The education work at the Quentin Blake Centre for Illustration highlights the way that illustration has impacted lives for thousands of years and that illustration is for everyone.
They commissioned this film to help demonstrate this message to people of all ages, especially people unfamiliar with the subject.
It’s a mixed media animation, composed around simple cut-out paper shapes that create backgrounds for tiny characters to interact with.
All illustrations for this illustrated picture book were made out of three-dimensional paper sculptures and photography.
Carlo wanted to give the book a real and dimensional feel, something dramatic that puts the children inside of the story.
This project is a series of illustrations commissioned by Meta Open Arts to commemorate World Mental Health Month. These artworks were handcrafted in the studio out of layers of coloured paper, inspired by traditional print techniques.
The delicate and meticulously constructed paper illustrations take a gentle, empathetic perspective toward the often invisible struggles that affect our mental health.
This project is a paper-cut stop-motion animation about data humanism. It’s storytelling through interpreting and visualizing data into something that can be seen and felt.
While learning the importance of communication between data and people, individuals get to know the purpose of data collection and know themselves better.

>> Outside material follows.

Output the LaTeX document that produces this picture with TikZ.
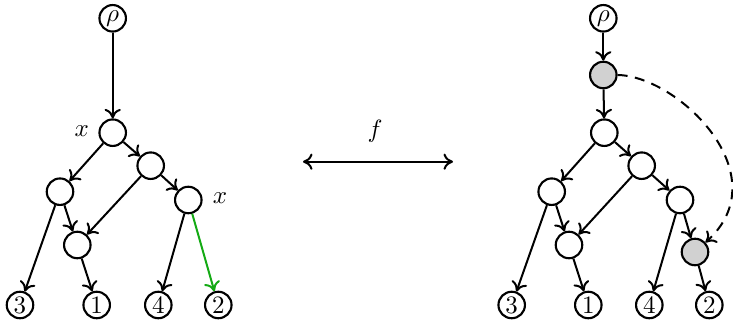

Hugo and Kris were always together. They built towers. But on one day they could no longer be together anymore. Separated they do everything they can to keep seeing each other. To achieve that, they both have to build their highest tower ever.
I SEE YOU is a fold-out accordion risoprinted zine. Each towers has a small window to look through. If you fold-out the zine they can see each other.
This Illustration, created with traditional media, inspired a story that celebrates intergenerational relationships and the wild, unusual perspective of a topsy-turvy tiger (Regit) found in an antique shop.
The story aims to highlight the benefits that differences in age, beliefs, culture and experiences can bring. Rhiannon explored a ‘lift the flap’ format to the book adding an element of surprise and curiosity.
The idea for this illustration series came from a project that Julia has been developing for a children’s book. She thought it would be fun to experiment and to expand my process with stop motion animation.
All the elements of the illustration are materials taken from her recycling bin or the garden. Julia then went onto paint and add texture to these. She used the Stop Motion app on her iPhone and loved simplicity of the process and the technology.
Using paper cuts and coloured pencils delimitated by the icon of a house to find its placement in a playful way, this experimental series represents the different meanings found in the concept of home, depending on space, dimension and perspectives of each individual.
Each image was compiled into a GIF making it possible to associate differences and similarities between them.